Groupe: Sólstafir
Album: Berdreyminn
Date de sortie: 26 mai 2017
Label: Season of Mist
Berdreyminn est le 6ème album de Sólstafir, groupe Islandais fondé en 1995, qui a su faire évoluer son style du Black Metal le plus rugueux à un Post-Rock éthéré, facile à aimer par le plus grand nombre.
J’avais chroniqué leur précédent opus, Ótta, sorti il y a presque 3 ans, déjà, et je m’étais réjouie de ce voyage auditif très évocateur.
J’ai un avis plus réservé à propos de Berdreyminn. L’intro de « Silfur-Refur » nous projette dans ce même univers de western nordique qui fait la marque originale de Sólstafir. La voix de Aðalbjörn Tryggvason est toujours là, écorchée, faisant passer toutes sortes d’émotions, de la mélancolie à des nuances plus rageuses.
L’idée d’ajouter une voix lyrique prenant le relais et amplifiant l’émotion sur « Hula » est une très bonne idée, et ça fonctionne si on ne réfléchit pas trop. Mais c’est peut-être là le problème : Berdreyminn est un peu trop cérébral, trop étudié.
Et puis il y a ce son 80’s sur « Isafold » mais aussi ailleurs. Ça sonne daté, et m’empêche de rentrer pleinement dans le voyage par ailleurs trépidant.
« Hula » revient aux fondamentaux du groupe : mélancolie, suave amertume. La voix du chanteur y est donc relayée par une voix féminine lyrique, elle-même suivi de notes cristallines qui s’égrènent doucement, un motif récurrent des Islandais. Le morceau finit étrangement, sans vraie conclusion.
On enchaîne sur « Naros », au début presque dépressif, mais trompeur, puisque la voix et la guitare se font ensuite hargneuses et virulentes. En arrière-plan des voix presque inaudibles, comme des voix de fantômes, et la fin du morceau, brusquement.
« Hvít Sæng » est peut-être le titre qui me plaît le plus, le plus honnête et le plus prenant.

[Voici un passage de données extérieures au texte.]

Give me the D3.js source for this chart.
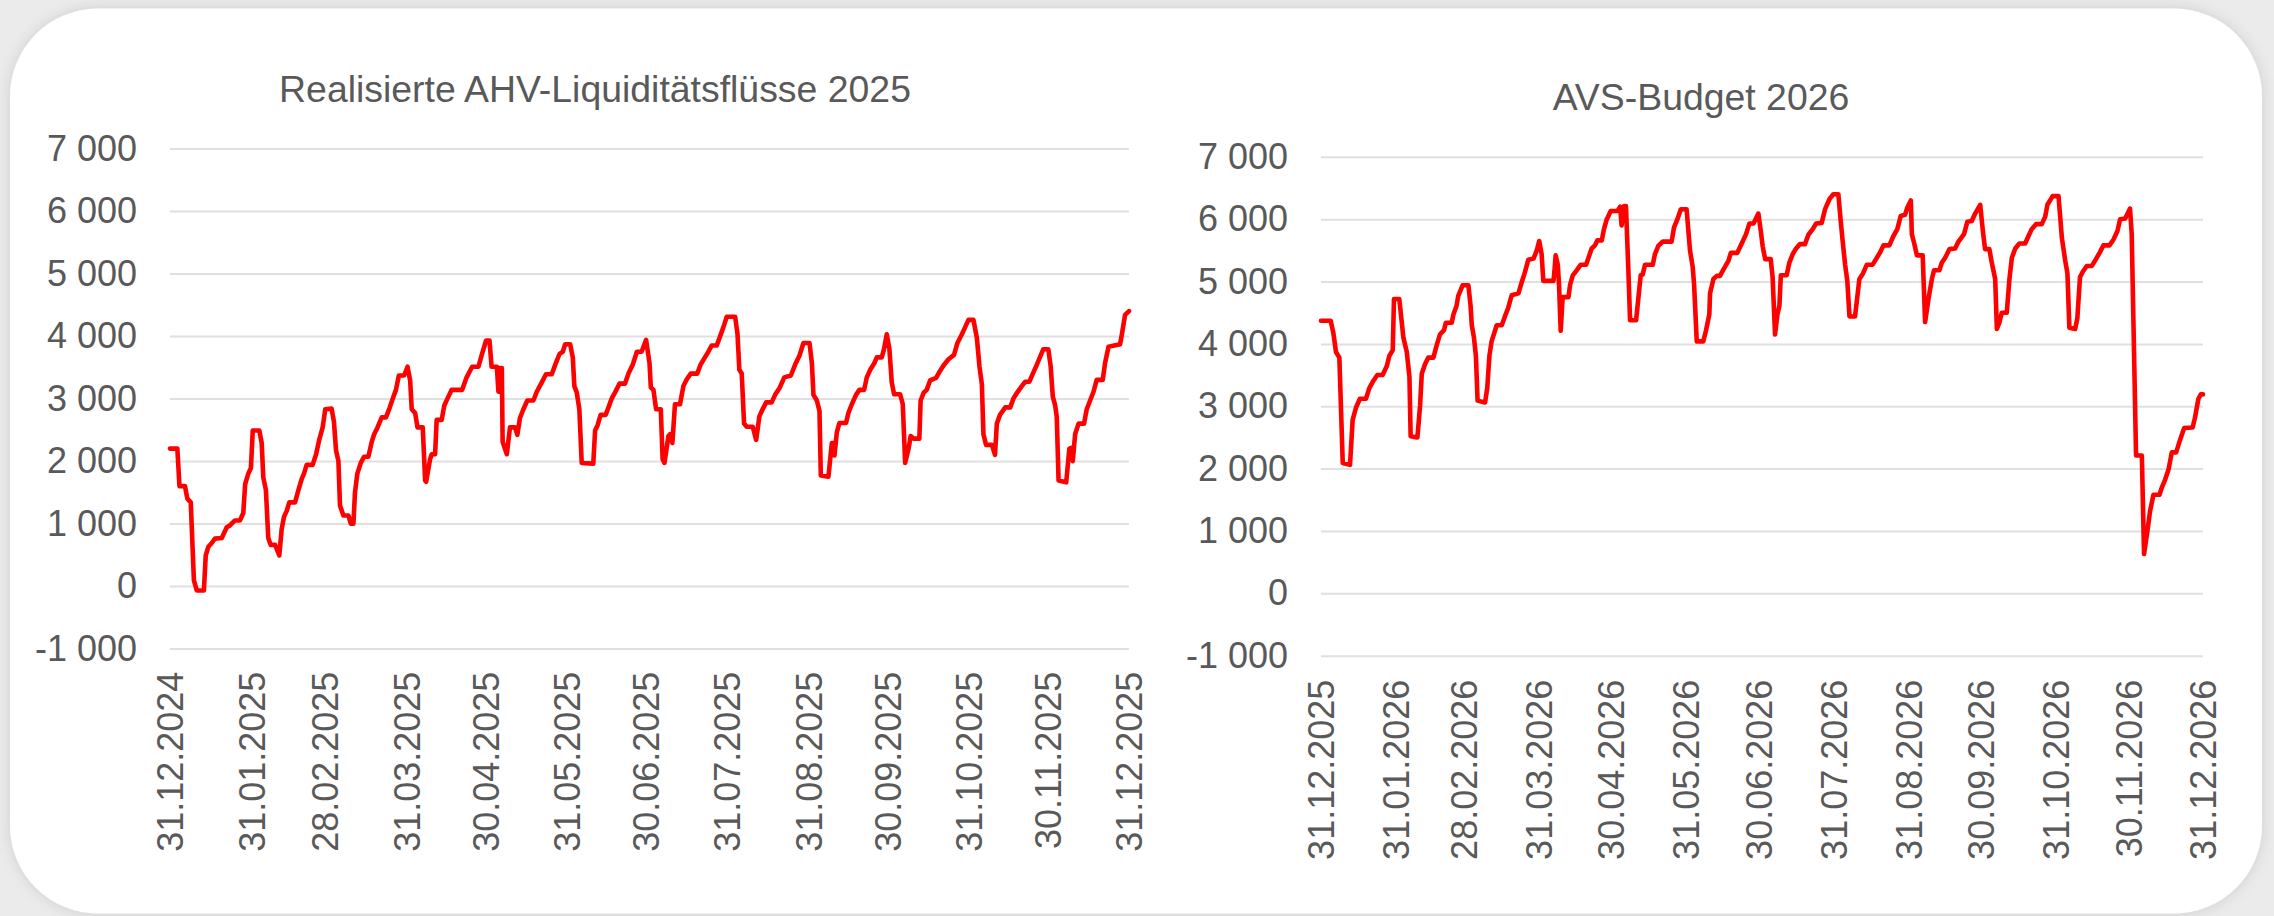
<!DOCTYPE html>
<html><head><meta charset="utf-8">
<script src="https://cdn.jsdelivr.net/npm/d3@7"></script>
<style>html,body{margin:0;padding:0;background:#ebebeb;overflow:hidden}svg{display:block}</style>
</head><body><svg id="c" width="2274" height="916"></svg>
<script>
// ---------- data ----------
const titleLeft = "Realisierte AHV-Liquiditätsflüsse 2025";
const titleRight = "AVS-Budget 2026";
const monthEnds2025 = ["31.12.2024","31.01.2025","28.02.2025","31.03.2025","30.04.2025","31.05.2025","30.06.2025","31.07.2025","31.08.2025","30.09.2025","31.10.2025","30.11.2025","31.12.2025"];
const monthEnds2026 = ["31.12.2025","31.01.2026","28.02.2026","31.03.2026","30.04.2026","31.05.2026","30.06.2026","31.07.2026","31.08.2026","30.09.2026","31.10.2026","30.11.2026","31.12.2026"];
const yTicks = [-1000,0,1000,2000,3000,4000,5000,6000,7000];

// days after 31.12.2024, values in Mio CHF
const ahvDays = [0,2.8,3.6,5.7,6.6,7.9,9.1,10.2,12.9,13.6,14.6,15.9,17.1,19.7,21.6,22.8,24.7,26.6,27.9,28.6,29.8,30.8,31.5,34,34.9,35.5,36.5,37.4,38.3,40,41.6,42.5,43.4,44.4,45.4,47.6,48.9,50.1,51,52,54.3,55.6,56.8,58.1,59.1,61.5,62.4,63.2,64.1,64.7,66,67.9,68.8,69.8,70.4,71.3,72.6,73.9,75.5,76.8,77.7,78.9,80.6,82.2,83.5,84.8,86,87.1,89.1,90.4,91.4,92,93.3,94.2,96.2,97.1,97.5,99,99.6,100.9,101.5,103.4,104.4,105.6,107.2,111.2,112.9,115,117.4,118.6,120.3,121.6,122.4,124.4,125,125.6,126.3,126.6,128.2,129.4,131.3,132.2,133.2,134.5,136,138.3,139.6,141.5,143.1,145.3,146.6,148.2,149.5,150.4,152.3,153.3,153.9,154.8,155.8,156.7,161.1,161.8,162.7,163.9,165.8,166.9,168.1,169.4,171.1,173.2,174.5,176.1,177.7,179.5,181.2,182.5,183,184,185,186.8,187.5,188.2,189.7,190.3,191.2,192.2,194.1,195.4,196.7,198.2,200.7,201.8,203.3,204.9,206.2,208.1,209.4,210.6,211.9,215.1,216,216.7,217.6,218.5,219.5,221.8,223.1,224.3,225.2,226.9,229,230.3,232,233.8,236.3,237.9,239.6,241.1,243.4,244.3,244.9,246.2,247.2,247.7,250.6,251.9,252.5,252.9,253.8,254.8,257.3,258.2,259.5,261.1,262.4,264.2,265.2,266.5,268,269,270.9,271.8,272.8,273.8,274.7,275.6,277.9,278.9,279.8,281.1,281.9,283,285.2,285.7,286.8,288,289.3,291.6,292.9,294.4,296.3,298.4,299.7,301.4,302.6,303.9,305.8,307.1,308.1,309,309.6,310.6,312.8,314,314.7,315.9,317.9,319.8,321,322.5,324.2,325.5,327.1,328.4,329.9,331.2,332.4,334.3,335.2,336,336.9,337.5,338.2,341.1,342.3,343,343.6,344.5,345.8,347.9,348.9,350.2,351.5,352.7,355,355.9,357.2,361.6,362.3,363.5,365];
const ahvValues = [2200,2200,1600,1600,1400,1340,90,-70,-70,490,630,690,760,770,940,970,1050,1050,1170,1630,1800,1890,2490,2490,2290,1740,1540,770,660,660,490,910,1110,1200,1340,1340,1540,1710,1800,1940,1940,2110,2340,2540,2830,2840,2630,2170,2000,1290,1130,1130,1000,1000,1490,1800,1970,2070,2070,2310,2430,2530,2700,2700,2840,3000,3140,3370,3370,3510,3290,2830,2770,2540,2540,1690,1670,2030,2110,2110,2660,2660,2890,3000,3140,3140,3340,3510,3510,3690,3930,3930,3510,3510,3110,3490,3490,2310,2110,2540,2540,2420,2690,2830,2970,2970,3110,3260,3390,3390,3540,3710,3750,3870,3870,3660,3200,3100,2830,1970,1960,2490,2570,2740,2740,2860,3000,3100,3240,3240,3400,3540,3750,3750,3940,3570,3180,3140,2830,2830,2030,1970,2400,2430,2290,2910,2910,3200,3310,3400,3400,3530,3640,3750,3850,3850,4000,4140,4310,4310,4030,3460,3400,2600,2550,2550,2340,2710,2800,2940,2940,3060,3170,3340,3370,3540,3690,3890,3890,3570,3060,2970,2800,1770,1750,2290,2290,2090,2460,2610,2610,2770,2910,3060,3140,3140,3340,3460,3560,3660,3660,3800,4030,3800,3260,3070,3070,2910,1970,2200,2400,2360,2360,2970,3090,3140,3290,3330,3430,3530,3630,3700,3890,4030,4140,4260,4260,3970,3510,3230,2430,2260,2260,2100,2600,2740,2860,2860,3000,3100,3200,3270,3270,3400,3540,3670,3790,3790,3510,3030,2890,2710,1690,1660,2200,2210,2000,2430,2600,2600,2830,2970,3110,3300,3300,3570,3830,3870,4030,4340,4400];

// days after 31.12.2025, values in Mio CHF
const avsDays = [0,4,5.1,6.2,7.6,9,12,13.1,14.5,16.1,18.6,20,21.7,23.3,25.5,27.2,28.3,29.7,30.2,32.4,34.1,35.5,36.6,37.1,39.9,41,41.7,43,44.4,46.5,47.9,49.2,50.9,51.7,54.1,54.8,56.1,56.8,58.6,61,61.9,62.4,63.3,64.1,64.8,67.9,68.8,69.7,70.6,72,72.7,74.8,76.1,77.5,78.9,81.7,83,84.4,85.8,88,89.3,90.3,91.3,92,96.2,96.6,97.1,98,98.5,99.2,100,102.4,103.1,104.2,105.8,107.5,109.7,110.7,112,113.4,114.4,116.2,117.1,118.2,119.9,122.7,123.8,124.4,125.4,126.2,127.2,127.9,130.4,131.3,132.3,133.1,134.1,137.3,138.2,139.6,141.4,145.1,146.1,147.5,148.9,151.3,152.7,153.8,154.4,155.5,158.2,159.3,160.7,161,162.4,163.8,165.1,166.8,168.6,169.6,172.3,174.1,175.9,177.3,179,181,182,182.8,183.8,186.1,186.9,187.9,188.9,189.7,190.3,192.7,193.8,195.2,196.6,198.2,200.3,201.7,203.5,204.9,207.2,208.6,210.4,212,214.1,215.1,215.9,216.9,217.8,218.7,221,221.7,222.8,224.3,225.9,228.3,230,231.4,232.8,235.2,236.9,238.5,239.9,241.7,242.7,244.1,244.5,245.5,246.6,249,250,251.4,252.8,253.7,255.9,256.9,258.3,260.1,262.4,263.8,266.1,267.5,269.3,270.7,272.8,273.9,274.8,276.6,277.6,279,279.7,280.8,281.7,283.8,284.9,285.9,287.3,289,291.4,292.8,294.1,295.9,298.3,299.7,300.6,302.8,305.2,305.9,306.6,308,308.9,309.7,312.1,313,314.1,315.3,316.9,319,320.4,322.2,323.8,326.3,327.9,329.6,330.7,332.8,334.8,335.5,337.3,339.7,340.6,342,343.1,344.5,347,347.9,349.3,350.7,352.1,353.9,355.5,357.2,360.7,361.7,363.1,364.1,365];
const avsValues = [4370,4370,4180,3870,3780,2090,2060,2780,2980,3120,3120,3290,3410,3500,3500,3640,3810,3900,4720,4720,4100,3870,3470,2520,2500,3010,3520,3670,3780,3780,3980,4150,4220,4340,4340,4470,4610,4770,4940,4940,4610,4300,4100,3810,3090,3060,3290,3810,4040,4210,4300,4300,4440,4580,4780,4810,4980,5150,5350,5370,5500,5650,5440,5010,5010,5160,5420,5270,4950,4210,4750,4750,4950,5100,5180,5270,5270,5380,5530,5580,5660,5660,5840,5990,6130,6130,6200,5900,6210,6210,5180,4380,4380,4720,5100,5110,5270,5270,5440,5570,5640,5640,5870,6000,6160,6160,5500,5240,4950,4040,4040,4210,4470,4810,5040,5090,5090,5210,5330,5460,5460,5610,5760,5930,5930,6090,5810,5560,5360,5360,5070,4150,4470,4610,5100,5100,5300,5440,5530,5600,5600,5750,5840,5930,5940,6160,6320,6400,6400,5960,5640,5270,5010,4440,4440,4670,5040,5130,5270,5270,5380,5470,5580,5580,5730,5840,6050,6070,6190,6300,5760,5610,5420,5420,4350,4720,5040,5180,5180,5300,5380,5520,5530,5640,5760,5960,5970,6090,6230,5810,5520,5520,5300,5040,4240,4350,4500,4500,5040,5380,5530,5610,5610,5730,5840,5920,5920,6040,6230,6370,6370,6040,5700,5330,5130,4260,4240,4410,5070,5160,5250,5250,5340,5460,5580,5580,5670,5810,6000,6010,6170,5760,2210,2210,630,1000,1320,1580,1580,1690,1820,1980,2260,2260,2460,2650,2660,2820,3120,3190,3190];

// ---------- drawing ----------
const svg = d3.select("#c");
const FONT = "'Liberation Sans', Arial, sans-serif";
const TXT = "#595959";
const parse = d3.utcParse("%d.%m.%Y");
const fmtDate = d3.utcFormat("%d.%m.%Y");
const loc = d3.formatLocale({decimal: ".", thousands: " ", grouping: [3], currency: ["", ""], minus: "-"});
const fmtNum = loc.format(",d");

const defs = svg.append("defs");
const f = defs.append("filter").attr("id", "sh").attr("x", "-5%").attr("y", "-5%").attr("width", "110%").attr("height", "110%");
f.append("feDropShadow").attr("dx", 0).attr("dy", 0).attr("stdDeviation", 7).attr("flood-color", "#000").attr("flood-opacity", 0.13);

svg.append("rect").attr("x", 10).attr("y", 8.5).attr("width", 2252).attr("height", 905)
  .attr("rx", 88).attr("fill", "#fff").attr("filter", "url(#sh)");

function drawChart(c) {
  const dates = c.labels.map(parse);
  const t0 = dates[0];
  const x = d3.scaleUtc().domain([t0, dates[dates.length - 1]]).range([c.left, c.right]);
  const y = d3.scaleLinear().domain([d3.min(yTicks), d3.max(yTicks)]).range([c.bottom, c.top]);
  const g = svg.append("g");

  // gridlines
  const grid = g.append("g").attr("transform", `translate(${c.left},0)`)
    .call(d3.axisLeft(y).tickValues(yTicks).tickSize(-(c.right - c.left)).tickFormat(""));
  grid.select(".domain").remove();
  grid.selectAll(".tick line").attr("stroke", "#e0e0e0").attr("stroke-width", 2);

  // y labels
  const ya = g.append("g").attr("transform", `translate(${c.left},0)`)
    .call(d3.axisLeft(y).tickValues(yTicks).tickSize(0).tickPadding(33).tickFormat(fmtNum));
  ya.select(".domain").remove();
  ya.selectAll("text").attr("font-family", FONT).attr("font-size", 36).attr("fill", TXT);

  // x labels
  const xa = g.append("g").attr("transform", `translate(0,${c.bottom})`)
    .call(d3.axisBottom(x).tickValues(dates).tickSize(0).tickFormat(fmtDate));
  xa.select(".domain").remove();
  xa.selectAll("text")
    .attr("font-family", FONT).attr("font-size", 36).attr("fill", TXT)
    .attr("transform", "rotate(-90)").attr("text-anchor", "end")
    .attr("x", -c.labelGap).attr("y", 0).attr("dy", "0.36em");

  // title
  g.append("text").attr("x", c.titleX).attr("y", c.titleY).attr("text-anchor", "middle")
    .attr("font-family", FONT).attr("font-size", 37.4).attr("fill", TXT).text(c.title);

  // line
  const pts = c.days.map((d, i) => [new Date(t0.getTime() + d * 864e5), c.values[i]]);
  g.append("path").datum(pts)
    .attr("fill", "none").attr("stroke", "#ff0000").attr("stroke-width", 4.6)
    .attr("stroke-linejoin", "round").attr("stroke-linecap", "round")
    .attr("d", d3.line().x(p => x(p[0])).y(p => y(p[1])));
}

drawChart({title: titleLeft, labels: monthEnds2025, days: ahvDays, values: ahvValues,
  left: 170, right: 1129, top: 148.6, bottom: 648.6, labelGap: 23, titleX: 595, titleY: 101.5});
drawChart({title: titleRight, labels: monthEnds2026, days: avsDays, values: avsValues,
  left: 1321, right: 2203, top: 156.8, bottom: 655.7, labelGap: 24, titleX: 1701, titleY: 110});
</script>
</body></html>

Ses 7 minutes et 23 secondes semblent bien plus courtes que celles d’autres morceaux.
« Dýrafjörður » ensuite. Ballade lancinante, belle, mais, hum… un peu lassante.
« Ambatt » commence avec des chœurs étranges, et des notes encore une fois très 80’s à mon oreille. La voix se fait caressante, le rythme est erratique, je m’y perds puis me raccroche au solo très saturé. Le tout est sous-tendu par un battement presque angoissant. La deuxième partie du morceau est une boucle reprenant le solo de guitare porté par les mêmes notes de piano répétées sans fin et avec brio.
Enfin, « Bláfjall » clot Berdreyminn. La voix de Tryggvason se fait plus pressante, de même que le rythme de la batterie. La guitare est magnifique de réverb’. Le morceau se déroule en cavalcade sur 8 minutes, pour se terminer brutalement.
L’artwork est magnifique, créé par Adam Burke : un paysage lacustre en aquarelle dans les tons bruns, avec la silhouette d’une femme dans l’eau caressant un renne, silhouette juste évoquée. Le tableau est sombre à gauche et s’éclaircit vers la droite. Un paysage de rêve, en lien avec le titre, Berdreyminn : « le rêveur d’événements à venir ».
Au final, cet album me laisse un goût étrange. Les Islandais ont voulu explorer de nouveaux territoires, il en résulte une forme d’étrangeté, de dissonance qui peut désarçonner.
Là où Ótta, album concept, avait un plan et une structure bien étudiés mais insensibles à l’oreille, là où Ótta suscitait chez l’auditeur des émotions variées et intenses, Berdreyminn est plus chaotique dans sa composition, tout en étant plus réfléchi et par là peut-être moins sincère. Ça reste du Sólstafir, l’œuvre d’un groupe de premier plan dans la scène multi-forme du Post-Rock.